Collected data —
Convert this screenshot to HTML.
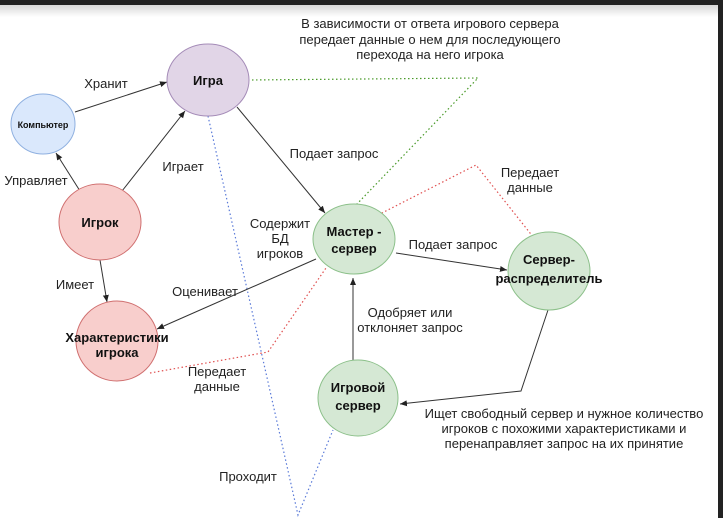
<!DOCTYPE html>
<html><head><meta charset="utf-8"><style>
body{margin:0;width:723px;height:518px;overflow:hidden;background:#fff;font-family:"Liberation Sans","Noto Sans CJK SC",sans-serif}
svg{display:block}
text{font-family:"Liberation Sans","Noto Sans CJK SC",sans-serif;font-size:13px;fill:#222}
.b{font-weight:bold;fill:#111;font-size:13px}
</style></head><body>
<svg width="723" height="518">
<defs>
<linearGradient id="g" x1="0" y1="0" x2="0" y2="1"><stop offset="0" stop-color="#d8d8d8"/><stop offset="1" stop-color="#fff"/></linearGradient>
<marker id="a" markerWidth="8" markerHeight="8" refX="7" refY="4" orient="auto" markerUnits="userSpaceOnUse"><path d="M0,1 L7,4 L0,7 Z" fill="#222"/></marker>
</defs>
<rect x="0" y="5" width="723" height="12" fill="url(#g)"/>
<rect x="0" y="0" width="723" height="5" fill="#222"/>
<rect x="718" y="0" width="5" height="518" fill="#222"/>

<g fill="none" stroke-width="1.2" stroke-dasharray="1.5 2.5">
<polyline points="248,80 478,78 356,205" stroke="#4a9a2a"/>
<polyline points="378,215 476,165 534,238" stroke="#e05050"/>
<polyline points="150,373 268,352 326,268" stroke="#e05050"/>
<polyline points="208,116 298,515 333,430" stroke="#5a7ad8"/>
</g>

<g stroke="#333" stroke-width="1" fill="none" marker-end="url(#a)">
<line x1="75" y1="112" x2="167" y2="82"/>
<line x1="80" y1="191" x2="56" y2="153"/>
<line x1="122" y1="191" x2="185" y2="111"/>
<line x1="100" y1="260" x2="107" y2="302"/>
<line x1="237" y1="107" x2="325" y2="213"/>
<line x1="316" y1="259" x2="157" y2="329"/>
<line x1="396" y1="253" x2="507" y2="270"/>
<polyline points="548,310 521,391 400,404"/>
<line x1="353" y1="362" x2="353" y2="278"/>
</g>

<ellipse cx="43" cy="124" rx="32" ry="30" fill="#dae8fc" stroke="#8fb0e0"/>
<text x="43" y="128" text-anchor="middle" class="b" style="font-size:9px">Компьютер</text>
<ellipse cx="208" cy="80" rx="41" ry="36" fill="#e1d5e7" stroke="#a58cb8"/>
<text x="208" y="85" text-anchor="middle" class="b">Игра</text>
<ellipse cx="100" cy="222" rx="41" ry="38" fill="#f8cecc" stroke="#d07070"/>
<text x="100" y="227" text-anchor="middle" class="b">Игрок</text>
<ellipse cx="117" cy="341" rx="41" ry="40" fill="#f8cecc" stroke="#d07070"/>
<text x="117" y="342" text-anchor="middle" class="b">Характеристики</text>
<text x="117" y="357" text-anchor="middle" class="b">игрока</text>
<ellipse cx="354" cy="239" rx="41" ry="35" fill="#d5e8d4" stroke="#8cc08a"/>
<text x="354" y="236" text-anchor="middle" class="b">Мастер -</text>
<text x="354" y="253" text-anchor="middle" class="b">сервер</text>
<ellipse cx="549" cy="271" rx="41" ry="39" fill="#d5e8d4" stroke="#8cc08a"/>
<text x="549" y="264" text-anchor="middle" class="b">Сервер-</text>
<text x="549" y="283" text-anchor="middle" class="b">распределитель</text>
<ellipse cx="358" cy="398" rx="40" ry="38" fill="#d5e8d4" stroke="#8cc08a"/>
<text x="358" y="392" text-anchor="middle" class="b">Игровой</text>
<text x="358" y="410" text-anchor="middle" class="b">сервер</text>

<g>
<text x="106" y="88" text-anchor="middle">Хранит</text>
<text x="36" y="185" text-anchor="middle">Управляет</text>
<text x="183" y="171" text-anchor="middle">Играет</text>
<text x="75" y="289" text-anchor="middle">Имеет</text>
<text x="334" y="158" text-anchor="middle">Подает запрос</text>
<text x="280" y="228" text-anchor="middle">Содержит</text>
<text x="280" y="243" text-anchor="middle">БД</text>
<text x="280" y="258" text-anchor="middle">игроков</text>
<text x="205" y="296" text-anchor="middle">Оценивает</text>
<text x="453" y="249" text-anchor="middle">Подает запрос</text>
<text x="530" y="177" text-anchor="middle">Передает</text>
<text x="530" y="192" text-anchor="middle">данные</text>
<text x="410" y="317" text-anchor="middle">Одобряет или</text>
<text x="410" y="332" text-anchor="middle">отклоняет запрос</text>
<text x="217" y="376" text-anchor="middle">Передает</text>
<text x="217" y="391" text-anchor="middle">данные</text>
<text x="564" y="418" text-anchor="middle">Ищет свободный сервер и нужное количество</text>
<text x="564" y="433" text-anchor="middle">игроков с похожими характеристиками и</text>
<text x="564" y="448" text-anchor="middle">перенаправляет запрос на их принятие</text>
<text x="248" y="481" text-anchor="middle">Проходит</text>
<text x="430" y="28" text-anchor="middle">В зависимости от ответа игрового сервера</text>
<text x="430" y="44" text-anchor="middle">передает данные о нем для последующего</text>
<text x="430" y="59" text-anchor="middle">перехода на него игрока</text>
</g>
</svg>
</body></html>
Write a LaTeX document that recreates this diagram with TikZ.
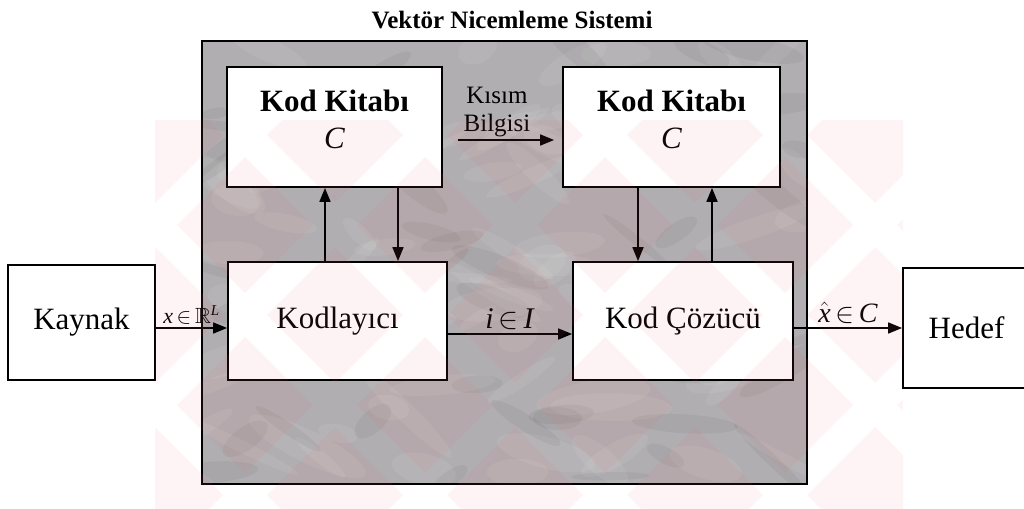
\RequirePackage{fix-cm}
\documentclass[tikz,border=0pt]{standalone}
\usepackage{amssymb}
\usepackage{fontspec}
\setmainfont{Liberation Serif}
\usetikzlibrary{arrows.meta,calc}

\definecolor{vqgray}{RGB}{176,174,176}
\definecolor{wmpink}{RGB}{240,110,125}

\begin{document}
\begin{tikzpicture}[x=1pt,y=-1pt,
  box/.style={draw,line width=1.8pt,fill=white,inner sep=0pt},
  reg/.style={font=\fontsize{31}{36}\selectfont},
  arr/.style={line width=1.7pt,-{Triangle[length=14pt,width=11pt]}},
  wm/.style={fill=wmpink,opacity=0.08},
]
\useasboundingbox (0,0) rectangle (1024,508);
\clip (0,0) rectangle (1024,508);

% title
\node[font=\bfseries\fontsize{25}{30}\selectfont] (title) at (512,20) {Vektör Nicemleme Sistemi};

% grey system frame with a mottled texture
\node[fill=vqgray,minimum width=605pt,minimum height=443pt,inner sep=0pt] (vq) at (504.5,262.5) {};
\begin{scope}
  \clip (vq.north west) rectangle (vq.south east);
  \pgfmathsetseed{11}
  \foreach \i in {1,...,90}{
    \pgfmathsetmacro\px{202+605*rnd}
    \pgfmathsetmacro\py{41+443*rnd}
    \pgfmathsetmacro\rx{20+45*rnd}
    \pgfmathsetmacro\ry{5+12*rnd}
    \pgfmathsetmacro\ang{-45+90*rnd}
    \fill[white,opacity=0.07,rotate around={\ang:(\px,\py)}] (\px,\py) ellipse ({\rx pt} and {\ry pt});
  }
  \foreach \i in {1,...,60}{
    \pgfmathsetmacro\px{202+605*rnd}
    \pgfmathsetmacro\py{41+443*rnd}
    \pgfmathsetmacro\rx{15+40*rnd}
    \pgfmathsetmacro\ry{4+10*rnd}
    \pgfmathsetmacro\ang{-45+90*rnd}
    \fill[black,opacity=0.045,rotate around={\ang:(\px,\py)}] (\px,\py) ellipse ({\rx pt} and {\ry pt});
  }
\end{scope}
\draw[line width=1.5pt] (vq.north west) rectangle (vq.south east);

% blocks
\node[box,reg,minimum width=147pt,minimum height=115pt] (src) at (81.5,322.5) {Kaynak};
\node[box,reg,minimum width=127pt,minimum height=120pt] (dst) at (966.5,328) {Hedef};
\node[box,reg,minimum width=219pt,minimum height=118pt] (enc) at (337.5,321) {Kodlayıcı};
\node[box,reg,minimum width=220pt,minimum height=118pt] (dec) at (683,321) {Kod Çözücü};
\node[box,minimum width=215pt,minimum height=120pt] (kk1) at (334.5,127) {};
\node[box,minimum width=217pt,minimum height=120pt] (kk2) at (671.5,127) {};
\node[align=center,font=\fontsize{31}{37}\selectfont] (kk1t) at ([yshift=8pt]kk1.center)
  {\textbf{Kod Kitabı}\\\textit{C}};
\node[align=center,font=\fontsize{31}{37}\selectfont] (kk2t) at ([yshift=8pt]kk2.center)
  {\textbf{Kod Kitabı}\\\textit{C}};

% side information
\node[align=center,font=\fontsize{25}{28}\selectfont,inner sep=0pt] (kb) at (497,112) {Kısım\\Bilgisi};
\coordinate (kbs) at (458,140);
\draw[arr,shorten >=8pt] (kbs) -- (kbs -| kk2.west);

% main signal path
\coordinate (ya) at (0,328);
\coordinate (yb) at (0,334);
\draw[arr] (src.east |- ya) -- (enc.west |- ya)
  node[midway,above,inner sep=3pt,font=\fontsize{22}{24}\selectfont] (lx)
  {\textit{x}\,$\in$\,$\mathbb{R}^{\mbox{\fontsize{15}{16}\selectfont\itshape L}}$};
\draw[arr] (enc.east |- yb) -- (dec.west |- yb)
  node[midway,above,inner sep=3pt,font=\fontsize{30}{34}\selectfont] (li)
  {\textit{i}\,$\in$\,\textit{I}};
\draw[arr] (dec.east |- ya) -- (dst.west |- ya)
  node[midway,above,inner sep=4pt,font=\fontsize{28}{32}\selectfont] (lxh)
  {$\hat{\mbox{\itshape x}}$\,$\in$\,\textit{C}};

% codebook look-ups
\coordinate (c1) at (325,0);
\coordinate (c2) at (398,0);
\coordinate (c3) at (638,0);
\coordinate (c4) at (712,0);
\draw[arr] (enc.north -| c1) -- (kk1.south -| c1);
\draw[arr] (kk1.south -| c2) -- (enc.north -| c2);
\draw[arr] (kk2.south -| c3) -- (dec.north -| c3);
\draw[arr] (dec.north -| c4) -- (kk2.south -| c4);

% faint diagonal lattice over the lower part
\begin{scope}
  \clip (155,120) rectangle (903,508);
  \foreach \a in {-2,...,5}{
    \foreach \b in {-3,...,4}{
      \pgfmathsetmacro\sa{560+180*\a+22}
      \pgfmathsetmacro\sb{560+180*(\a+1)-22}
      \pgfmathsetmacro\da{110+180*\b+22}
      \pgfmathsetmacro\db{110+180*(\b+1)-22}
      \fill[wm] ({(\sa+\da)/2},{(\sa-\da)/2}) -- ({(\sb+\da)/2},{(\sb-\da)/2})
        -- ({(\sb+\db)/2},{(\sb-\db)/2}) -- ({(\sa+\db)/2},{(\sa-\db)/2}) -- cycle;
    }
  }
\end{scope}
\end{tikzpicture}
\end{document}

WHAT IS REQUIRED —
The material above holds pictures; leave them out. Repeat exactly the lines from the one containing "Write a LaTeX" through the one containing "(title) at (512,20)", and nothing else.

ANSWER TO THE TASK —
Write a LaTeX document that recreates this diagram with TikZ.
\RequirePackage{fix-cm}
\documentclass[tikz,border=0pt]{standalone}
\usepackage{amssymb}
\usepackage{fontspec}
\setmainfont{Liberation Serif}
\usetikzlibrary{arrows.meta,calc}

\definecolor{vqgray}{RGB}{176,174,176}
\definecolor{wmpink}{RGB}{240,110,125}

\begin{document}
\begin{tikzpicture}[x=1pt,y=-1pt,
  box/.style={draw,line width=1.8pt,fill=white,inner sep=0pt},
  reg/.style={font=\fontsize{31}{36}\selectfont},
  arr/.style={line width=1.7pt,-{Triangle[length=14pt,width=11pt]}},
  wm/.style={fill=wmpink,opacity=0.08},
]
\useasboundingbox (0,0) rectangle (1024,508);
\clip (0,0) rectangle (1024,508);

% title
\node[font=\bfseries\fontsize{25}{30}\selectfont] (title) at (512,20) {Vektör Nicemleme Sistemi};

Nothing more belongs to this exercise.